A rod of length L is hinged at one end and it is rotated with a constant angular velocity in a horizontal plane. Let $T_1$ and $T_2$ be the tensions at the points L/4 and 3L/4 away from the hinged end.

• A. $T_1>T_2$
• B. $T_2>T_1$
• C. $T_1=T_2$

Answer 1

Answer: (A)

Tension $T_1$ is greater than tension $T_2$ ($T_1 > T_2$).

Answer 2

The tension at any point in a rotating rod is due to the centripetal force required to keep the segment of the rod beyond that point in circular motion.

Let the rod have a total mass $M$ and length $L$. Its linear mass density is $\lambda = \frac{M}{L}$.

Consider a small element of the rod of length $dr$ at a distance $r$ from the hinged end. The mass of this element is $dm = \lambda dr$. This element, rotating with angular velocity $\omega$, experiences a centripetal force $dF = dm \omega^2 r = (\lambda dr) \omega^2 r$.

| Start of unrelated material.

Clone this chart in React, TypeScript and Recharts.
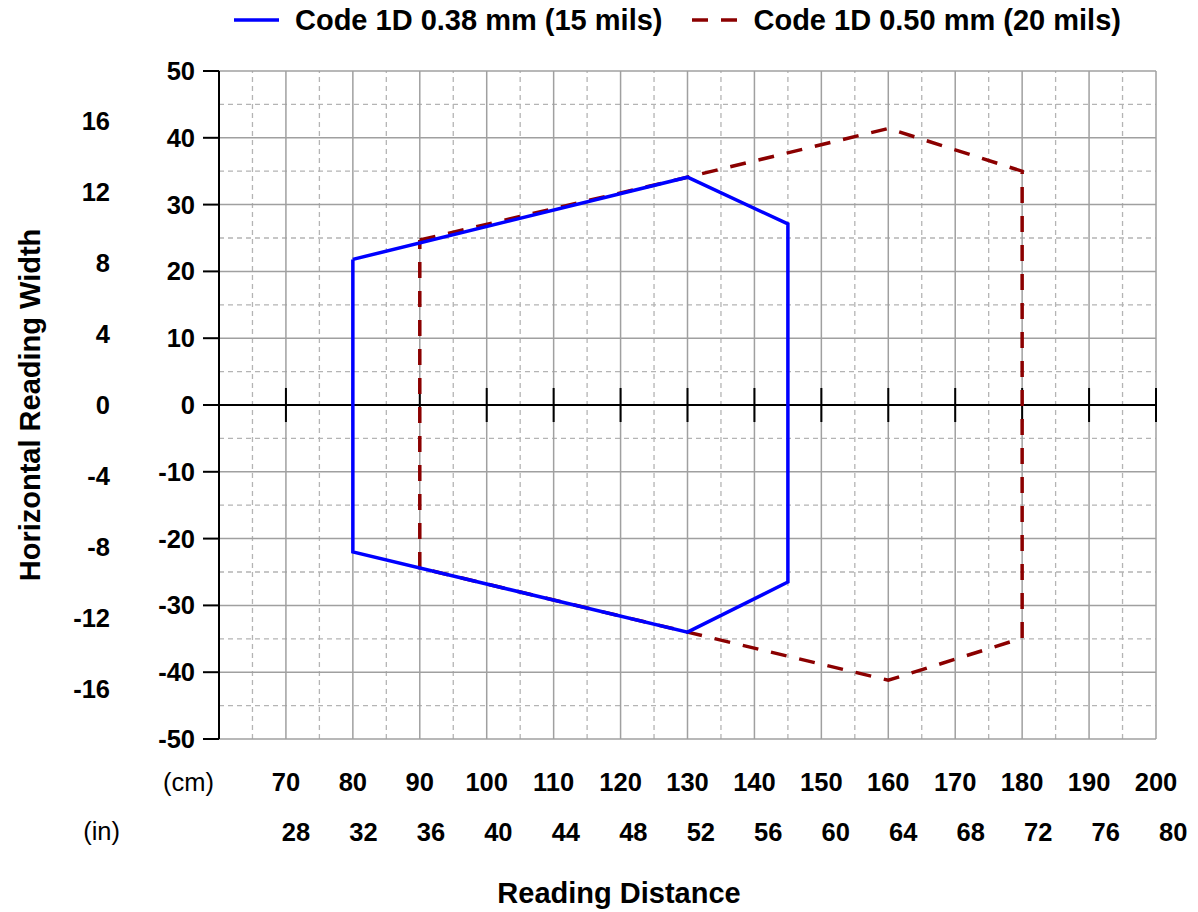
import React from "react";
import { LineChart, Line, XAxis, YAxis, ReferenceLine, Legend, Label } from "recharts";

// reading-field outlines, x = distance (cm), y = width (cm)
const code15 = [
  { x: 80, y: 21.8 },
  { x: 130, y: 34.1 },
  { x: 145, y: 27.1 },
  { x: 145, y: -26.5 },
  { x: 130, y: -34.0 },
  { x: 80, y: -22.0 },
  { x: 80, y: 21.8 },
];

const code20 = [
  { x: 90, y: 24.7 },
  { x: 130, y: 34.1 },
  { x: 160, y: 41.4 },
  { x: 180, y: 35.0 },
  { x: 180, y: -34.9 },
  { x: 160, y: -41.2 },
  { x: 130, y: -34.0 },
  { x: 90, y: -24.4 },
  { x: 90, y: 24.7 },
];

const cmTicksX = [70, 80, 90, 100, 110, 120, 130, 140, 150, 160, 170, 180, 190, 200];
const inTicksX = [28, 32, 36, 40, 44, 48, 52, 56, 60, 64, 68, 72, 76, 80];
const cmTicksY = [-50, -40, -30, -20, -10, 0, 10, 20, 30, 40, 50];
const inTicksY = [-16, -12, -8, -4, 0, 4, 8, 12, 16];

const majorX = [70, 80, 90, 100, 110, 120, 130, 140, 150, 160, 170, 180, 190, 200];
const minorX = [65, 75, 85, 95, 105, 115, 125, 135, 145, 155, 165, 175, 185, 195];
const majorY = [-50, -40, -30, -20, -10, 10, 20, 30, 40, 50];
const minorY = [-45, -35, -25, -15, -5, 5, 15, 25, 35, 45];

const series = [
  { name: "Code 1D 0.38 mm (15 mils)", color: "#0000ff", dash: undefined },
  { name: "Code 1D 0.50 mm (20 mils)", color: "#8b0000", dash: "16 13" },
];

const FONT = "'Liberation Sans', Arial, sans-serif";
const tickStyle = { fontSize: 25.5, fontWeight: "bold", fill: "#000", fontFamily: FONT };

function LegendBox() {
  return (
    <div
      style={{
        height: 40,
        width: 1198,
        display: "flex",
        alignItems: "center",
        paddingLeft: 234,
        boxSizing: "border-box",
        fontFamily: FONT,
        fontWeight: "bold",
        fontSize: 29,
        color: "#000",
      }}
    >
      {series.map((s, i) => (
        <div key={s.name} style={{ display: "flex", alignItems: "center", marginRight: i === 0 ? 30 : 0 }}>
          <svg width={45} height={40} style={{ marginRight: 16 }}>
            <line x1={0} y1={20} x2={45} y2={20} stroke={s.color} strokeWidth={3.5} strokeDasharray={s.dash} />
          </svg>
          <span style={{ whiteSpace: "nowrap" }}>{s.name}</span>
        </div>
      ))}
    </div>
  );
}

export default function App() {
  return (
    <div style={{ position: "absolute", left: 0, top: 0, background: "#fff" }}>
      <LineChart width={1198} height={912} margin={{ top: 31, right: 42, bottom: 0, left: 0 }}>
        <XAxis
          xAxisId="cm"
          type="number"
          dataKey="x"
          domain={[60, 200]}
          allowDataOverflow
          ticks={cmTicksX}
          interval={0}
          height={50}
          axisLine={false}
          tickLine={false}
          tickSize={0}
          tickMargin={34}
          tick={tickStyle}
        >
          <Label
            content={({ viewBox }: any) => (
              <text x={viewBox.x - 5} y={viewBox.y + 43} textAnchor="end" dominantBaseline="central"
                fontSize={25.5} fontFamily={FONT} fill="#000">(cm)</text>
            )}
          />
        </XAxis>
        <XAxis
          xAxisId="in"
          type="number"
          dataKey="xIn"
          domain={[23.44, 78.98]}
          allowDataOverflow
          ticks={inTicksX}
          interval={0}
          height={123}
          axisLine={false}
          tickLine={false}
          tickSize={0}
          tickMargin={34}
          tick={tickStyle}
        >
          <Label
            content={({ viewBox }: any) => (
              <g>
                <text x={viewBox.x - 99} y={viewBox.y + 42} textAnchor="end" dominantBaseline="central"
                  fontSize={25.5} fontFamily={FONT} fill="#000">(in)</text>
                <text x={viewBox.x + 400} y={viewBox.y + 104} textAnchor="middle" dominantBaseline="central"
                  fontSize={29} fontWeight="bold" fontFamily={FONT} fill="#000">Reading Distance</text>
              </g>
            )}
          />
        </XAxis>
        <YAxis
          yAxisId="cm"
          type="number"
          domain={[-50, 50]}
          allowDataOverflow
          ticks={cmTicksY}
          interval={0}
          width={109}
          axisLine={{ stroke: "#000", strokeWidth: 2 }}
          tickLine={{ stroke: "#000", strokeWidth: 2 }}
          tickSize={16}
          tickMargin={8}
          tick={tickStyle}
        />
        <YAxis
          yAxisId="in"
          type="number"
          domain={[-18.8, 18.8]}
          allowDataOverflow
          ticks={inTicksY}
          interval={0}
          width={110}
          axisLine={false}
          tickLine={false}
          tickSize={0}
          tickMargin={0}
          tick={tickStyle}
        >
          <Label
            content={({ viewBox }: any) => {
              const cx = viewBox.x + 30;
              const cy = viewBox.y + viewBox.height / 2;
              return (
                <text x={cx} y={cy} transform={`rotate(-90, ${cx}, ${cy})`} textAnchor="middle"
                  dominantBaseline="central" fontSize={29} fontWeight="bold" fontFamily={FONT} fill="#000">
                  Horizontal Reading Width
                </text>
              );
            }}
          />
        </YAxis>

        {minorX.map((v) => (
          <ReferenceLine key={"mx" + v} xAxisId="cm" yAxisId="cm" x={v} stroke="#b4b4b4" strokeWidth={1.3} strokeDasharray="5 4" />
        ))}
        {minorY.map((v) => (
          <ReferenceLine key={"my" + v} xAxisId="cm" yAxisId="cm" y={v} stroke="#b4b4b4" strokeWidth={1.3} strokeDasharray="5 4" />
        ))}
        {majorX.map((v) => (
          <ReferenceLine key={"Mx" + v} xAxisId="cm" yAxisId="cm" x={v} stroke="#a0a0a0" strokeWidth={1.5} />
        ))}
        {majorY.map((v) => (
          <ReferenceLine key={"My" + v} xAxisId="cm" yAxisId="cm" y={v} stroke="#a0a0a0" strokeWidth={1.5} />
        ))}
        <ReferenceLine xAxisId="cm" yAxisId="cm" y={0} stroke="#000" strokeWidth={2} />
        {cmTicksX.map((v) => (
          <ReferenceLine
            key={"zt" + v}
            xAxisId="cm"
            yAxisId="cm"
            segment={[{ x: v, y: -2.55 }, { x: v, y: 2.55 }]}
            stroke="#000"
            strokeWidth={2}
          />
        ))}

        <Line
          xAxisId="cm"
          yAxisId="cm"
          data={code20}
          dataKey="y"
          type="linear"
          stroke={series[1].color}
          strokeWidth={3.5}
          strokeDasharray={series[1].dash}
          dot={false}
          activeDot={false}
          isAnimationActive={false}
        />
        <Line
          xAxisId="cm"
          yAxisId="cm"
          data={code15}
          dataKey="y"
          type="linear"
          stroke={series[0].color}
          strokeWidth={3.5}
          dot={false}
          activeDot={false}
          isAnimationActive={false}
        />
        <Legend verticalAlign="top" wrapperStyle={{ top: 0, left: 0, width: 1198 }} content={() => <LegendBox />} />
      </LineChart>
    </div>
  );
}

The tension $T(r_0)$ at a distance $r_0$ from the hinged end is the sum of the centripetal forces acting on all the mass elements from $r_0$ to $L$. This can be found by integrating $dF$ from $r_0$ to $L$:

$T(r_0) = \int_{r_0}^{L} \lambda \omega^2 r dr$ $T(r_0) = \lambda \omega^2 \int_{r_0}^{L} r dr$ $T(r_0) = \lambda \omega^2 \left[ \frac{r^2}{2} \right]_{r_0}^{L}$ $T(r_0) = \frac{\lambda \omega^2}{2} (L^2 - r_0^2)$

Substitute $\lambda = \frac{M}{L}$:

$T(r_0) = \frac{M \omega^2}{2L} (L^2 - r_0^2)$

Now, we calculate the tensions $T_1$ and $T_2$:

1. Tension $T_1$ at $r_0 = L/4$:

   $T_1 = \frac{M \omega^2}{2L} \left( L^2 - \left(\frac{L}{4}\right)^2 \right)$ $T_1 = \frac{M \omega^2}{2L} \left( L^2 - \frac{L^2}{16} \right)$ $T_1 = \frac{M \omega^2}{2L} \left( \frac{16L^2 - L^2}{16} \right)$ $T_1 = \frac{M \omega^2}{2L} \left( \frac{15L^2}{16} \right)$ $T_1 = \frac{15 M \omega^2 L}{32}$

2. Tension $T_2$ at $r_0 = 3L/4$:

   $T_2 = \frac{M \omega^2}{2L} \left( L^2 - \left(\frac{3L}{4}\right)^2 \right)$ $T_2 = \frac{M \omega^2}{2L} \left( L^2 - \frac{9L^2}{16} \right)$ $T_2 = \frac{M \omega^2}{2L} \left( \frac{16L^2 - 9L^2}{16} \right)$ $T_2 = \frac{M \omega^2}{2L} \left( \frac{7L^2}{16} \right)$ $T_2 = \frac{7 M \omega^2 L}{32}$

Comparison:

Comparing $T_1 = \frac{15 M \omega^2 L}{32}$ and $T_2 = \frac{7 M \omega^2 L}{32}$:

Since $15 > 7$, it is clear that $T_1 > T_2$. This is expected because the tension is maximum at the hinge and decreases as we move towards the free end (where it is zero). The point $L/4$ is closer to the hinge than $3L/4$.